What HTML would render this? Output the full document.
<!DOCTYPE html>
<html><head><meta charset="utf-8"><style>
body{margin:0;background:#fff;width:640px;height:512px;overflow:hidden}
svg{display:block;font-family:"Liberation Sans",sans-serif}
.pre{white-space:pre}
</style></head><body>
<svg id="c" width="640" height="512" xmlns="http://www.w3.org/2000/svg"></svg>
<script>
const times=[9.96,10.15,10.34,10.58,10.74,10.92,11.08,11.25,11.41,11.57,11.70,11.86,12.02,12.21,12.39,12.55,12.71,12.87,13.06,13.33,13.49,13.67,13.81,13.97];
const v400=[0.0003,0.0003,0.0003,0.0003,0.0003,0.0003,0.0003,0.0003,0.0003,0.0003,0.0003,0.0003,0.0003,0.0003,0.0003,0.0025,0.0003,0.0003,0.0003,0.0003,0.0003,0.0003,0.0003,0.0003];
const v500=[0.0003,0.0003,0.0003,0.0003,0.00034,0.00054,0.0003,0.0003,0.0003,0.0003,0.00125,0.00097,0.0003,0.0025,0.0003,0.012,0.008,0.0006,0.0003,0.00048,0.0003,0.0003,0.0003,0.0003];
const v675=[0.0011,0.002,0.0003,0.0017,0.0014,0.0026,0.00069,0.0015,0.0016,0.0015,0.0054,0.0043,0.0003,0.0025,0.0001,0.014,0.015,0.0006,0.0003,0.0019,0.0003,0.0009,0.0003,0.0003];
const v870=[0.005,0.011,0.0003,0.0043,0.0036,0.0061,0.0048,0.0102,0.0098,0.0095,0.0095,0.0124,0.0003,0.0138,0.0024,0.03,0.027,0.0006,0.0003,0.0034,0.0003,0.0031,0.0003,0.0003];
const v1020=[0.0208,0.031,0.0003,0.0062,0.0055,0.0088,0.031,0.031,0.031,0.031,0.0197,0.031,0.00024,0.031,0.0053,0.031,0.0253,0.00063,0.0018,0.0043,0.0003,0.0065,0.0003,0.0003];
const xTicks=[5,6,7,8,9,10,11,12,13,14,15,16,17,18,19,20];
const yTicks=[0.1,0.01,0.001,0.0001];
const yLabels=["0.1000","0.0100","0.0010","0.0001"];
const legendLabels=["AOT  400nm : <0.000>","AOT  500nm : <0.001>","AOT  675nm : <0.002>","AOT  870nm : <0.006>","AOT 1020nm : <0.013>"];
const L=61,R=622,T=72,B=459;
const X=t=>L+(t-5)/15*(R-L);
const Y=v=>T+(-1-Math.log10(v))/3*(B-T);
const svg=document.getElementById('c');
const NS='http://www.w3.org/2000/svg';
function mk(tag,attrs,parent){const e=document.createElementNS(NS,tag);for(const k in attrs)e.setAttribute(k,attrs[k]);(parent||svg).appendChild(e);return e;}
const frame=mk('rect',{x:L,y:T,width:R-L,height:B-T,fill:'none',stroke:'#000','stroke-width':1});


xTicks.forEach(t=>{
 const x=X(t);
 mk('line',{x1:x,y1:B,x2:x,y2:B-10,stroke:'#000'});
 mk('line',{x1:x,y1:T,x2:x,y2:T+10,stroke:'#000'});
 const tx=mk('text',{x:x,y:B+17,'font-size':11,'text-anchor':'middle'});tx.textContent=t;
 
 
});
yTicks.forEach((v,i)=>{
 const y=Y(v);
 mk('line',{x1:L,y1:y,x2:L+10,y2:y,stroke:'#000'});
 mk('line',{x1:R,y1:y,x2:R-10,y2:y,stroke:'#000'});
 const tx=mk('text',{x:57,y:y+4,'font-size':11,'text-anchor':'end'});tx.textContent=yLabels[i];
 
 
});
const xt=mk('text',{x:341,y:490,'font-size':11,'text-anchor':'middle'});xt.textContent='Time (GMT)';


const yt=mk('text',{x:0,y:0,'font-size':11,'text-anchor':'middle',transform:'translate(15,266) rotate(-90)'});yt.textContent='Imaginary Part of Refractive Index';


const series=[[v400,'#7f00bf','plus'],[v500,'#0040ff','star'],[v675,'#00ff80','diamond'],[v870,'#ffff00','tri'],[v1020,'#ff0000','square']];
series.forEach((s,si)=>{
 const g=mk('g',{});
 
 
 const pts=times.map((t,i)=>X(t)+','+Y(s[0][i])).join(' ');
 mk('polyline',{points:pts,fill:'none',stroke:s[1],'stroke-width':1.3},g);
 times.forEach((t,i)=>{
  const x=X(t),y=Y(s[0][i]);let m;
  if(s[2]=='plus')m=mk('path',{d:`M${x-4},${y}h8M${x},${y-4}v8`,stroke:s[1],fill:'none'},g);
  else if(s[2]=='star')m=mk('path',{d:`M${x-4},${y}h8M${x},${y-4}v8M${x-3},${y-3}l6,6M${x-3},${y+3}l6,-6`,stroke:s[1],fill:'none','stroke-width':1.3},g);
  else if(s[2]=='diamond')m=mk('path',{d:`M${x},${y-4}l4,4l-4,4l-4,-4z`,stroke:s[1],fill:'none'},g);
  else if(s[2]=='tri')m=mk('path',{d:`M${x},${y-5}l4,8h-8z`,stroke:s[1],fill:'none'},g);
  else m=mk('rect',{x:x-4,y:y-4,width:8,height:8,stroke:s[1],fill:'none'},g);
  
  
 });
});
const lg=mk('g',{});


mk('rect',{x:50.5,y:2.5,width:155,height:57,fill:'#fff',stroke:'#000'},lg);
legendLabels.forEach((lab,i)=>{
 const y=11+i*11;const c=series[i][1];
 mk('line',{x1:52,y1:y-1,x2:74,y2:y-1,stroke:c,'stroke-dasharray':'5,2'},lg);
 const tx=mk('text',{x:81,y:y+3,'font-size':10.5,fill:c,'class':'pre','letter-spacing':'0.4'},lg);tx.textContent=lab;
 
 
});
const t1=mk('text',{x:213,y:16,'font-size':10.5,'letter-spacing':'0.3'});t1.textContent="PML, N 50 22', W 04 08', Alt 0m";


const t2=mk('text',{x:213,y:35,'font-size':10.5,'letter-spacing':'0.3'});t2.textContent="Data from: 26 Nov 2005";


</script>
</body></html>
⁂
WHAT THE TASK REQUIRES —
Copy out the whole listing exactly.

TASK SOLUTION —
What HTML would render this? Output the full document.
<!DOCTYPE html>
<html><head><meta charset="utf-8"><style>
body{margin:0;background:#fff;width:640px;height:512px;overflow:hidden}
svg{display:block;font-family:"Liberation Sans",sans-serif}
.pre{white-space:pre}
</style></head><body>
<svg id="c" width="640" height="512" xmlns="http://www.w3.org/2000/svg"></svg>
<script>
const times=[9.96,10.15,10.34,10.58,10.74,10.92,11.08,11.25,11.41,11.57,11.70,11.86,12.02,12.21,12.39,12.55,12.71,12.87,13.06,13.33,13.49,13.67,13.81,13.97];
const v400=[0.0003,0.0003,0.0003,0.0003,0.0003,0.0003,0.0003,0.0003,0.0003,0.0003,0.0003,0.0003,0.0003,0.0003,0.0003,0.0025,0.0003,0.0003,0.0003,0.0003,0.0003,0.0003,0.0003,0.0003];
const v500=[0.0003,0.0003,0.0003,0.0003,0.00034,0.00054,0.0003,0.0003,0.0003,0.0003,0.00125,0.00097,0.0003,0.0025,0.0003,0.012,0.008,0.0006,0.0003,0.00048,0.0003,0.0003,0.0003,0.0003];
const v675=[0.0011,0.002,0.0003,0.0017,0.0014,0.0026,0.00069,0.0015,0.0016,0.0015,0.0054,0.0043,0.0003,0.0025,0.0001,0.014,0.015,0.0006,0.0003,0.0019,0.0003,0.0009,0.0003,0.0003];
const v870=[0.005,0.011,0.0003,0.0043,0.0036,0.0061,0.0048,0.0102,0.0098,0.0095,0.0095,0.0124,0.0003,0.0138,0.0024,0.03,0.027,0.0006,0.0003,0.0034,0.0003,0.0031,0.0003,0.0003];
const v1020=[0.0208,0.031,0.0003,0.0062,0.0055,0.0088,0.031,0.031,0.031,0.031,0.0197,0.031,0.00024,0.031,0.0053,0.031,0.0253,0.00063,0.0018,0.0043,0.0003,0.0065,0.0003,0.0003];
const xTicks=[5,6,7,8,9,10,11,12,13,14,15,16,17,18,19,20];
const yTicks=[0.1,0.01,0.001,0.0001];
const yLabels=["0.1000","0.0100","0.0010","0.0001"];
const legendLabels=["AOT  400nm : <0.000>","AOT  500nm : <0.001>","AOT  675nm : <0.002>","AOT  870nm : <0.006>","AOT 1020nm : <0.013>"];
const L=61,R=622,T=72,B=459;
const X=t=>L+(t-5)/15*(R-L);
const Y=v=>T+(-1-Math.log10(v))/3*(B-T);
const svg=document.getElementById('c');
const NS='http://www.w3.org/2000/svg';
function mk(tag,attrs,parent){const e=document.createElementNS(NS,tag);for(const k in attrs)e.setAttribute(k,attrs[k]);(parent||svg).appendChild(e);return e;}
const frame=mk('rect',{x:L,y:T,width:R-L,height:B-T,fill:'none',stroke:'#000','stroke-width':1});


xTicks.forEach(t=>{
 const x=X(t);
 mk('line',{x1:x,y1:B,x2:x,y2:B-10,stroke:'#000'});
 mk('line',{x1:x,y1:T,x2:x,y2:T+10,stroke:'#000'});
 const tx=mk('text',{x:x,y:B+17,'font-size':11,'text-anchor':'middle'});tx.textContent=t;
 
 
});
yTicks.forEach((v,i)=>{
 const y=Y(v);
 mk('line',{x1:L,y1:y,x2:L+10,y2:y,stroke:'#000'});
 mk('line',{x1:R,y1:y,x2:R-10,y2:y,stroke:'#000'});
 const tx=mk('text',{x:57,y:y+4,'font-size':11,'text-anchor':'end'});tx.textContent=yLabels[i];
 
 
});
const xt=mk('text',{x:341,y:490,'font-size':11,'text-anchor':'middle'});xt.textContent='Time (GMT)';


const yt=mk('text',{x:0,y:0,'font-size':11,'text-anchor':'middle',transform:'translate(15,266) rotate(-90)'});yt.textContent='Imaginary Part of Refractive Index';


const series=[[v400,'#7f00bf','plus'],[v500,'#0040ff','star'],[v675,'#00ff80','diamond'],[v870,'#ffff00','tri'],[v1020,'#ff0000','square']];
series.forEach((s,si)=>{
 const g=mk('g',{});
 
 
 const pts=times.map((t,i)=>X(t)+','+Y(s[0][i])).join(' ');
 mk('polyline',{points:pts,fill:'none',stroke:s[1],'stroke-width':1.3},g);
 times.forEach((t,i)=>{
  const x=X(t),y=Y(s[0][i]);let m;
  if(s[2]=='plus')m=mk('path',{d:`M${x-4},${y}h8M${x},${y-4}v8`,stroke:s[1],fill:'none'},g);
  else if(s[2]=='star')m=mk('path',{d:`M${x-4},${y}h8M${x},${y-4}v8M${x-3},${y-3}l6,6M${x-3},${y+3}l6,-6`,stroke:s[1],fill:'none','stroke-width':1.3},g);
  else if(s[2]=='diamond')m=mk('path',{d:`M${x},${y-4}l4,4l-4,4l-4,-4z`,stroke:s[1],fill:'none'},g);
  else if(s[2]=='tri')m=mk('path',{d:`M${x},${y-5}l4,8h-8z`,stroke:s[1],fill:'none'},g);
  else m=mk('rect',{x:x-4,y:y-4,width:8,height:8,stroke:s[1],fill:'none'},g);
  
  
 });
});
const lg=mk('g',{});


mk('rect',{x:50.5,y:2.5,width:155,height:57,fill:'#fff',stroke:'#000'},lg);
legendLabels.forEach((lab,i)=>{
 const y=11+i*11;const c=series[i][1];
 mk('line',{x1:52,y1:y-1,x2:74,y2:y-1,stroke:c,'stroke-dasharray':'5,2'},lg);
 const tx=mk('text',{x:81,y:y+3,'font-size':10.5,fill:c,'class':'pre','letter-spacing':'0.4'},lg);tx.textContent=lab;
 
 
});
const t1=mk('text',{x:213,y:16,'font-size':10.5,'letter-spacing':'0.3'});t1.textContent="PML, N 50 22', W 04 08', Alt 0m";


const t2=mk('text',{x:213,y:35,'font-size':10.5,'letter-spacing':'0.3'});t2.textContent="Data from: 26 Nov 2005";


</script>
</body></html>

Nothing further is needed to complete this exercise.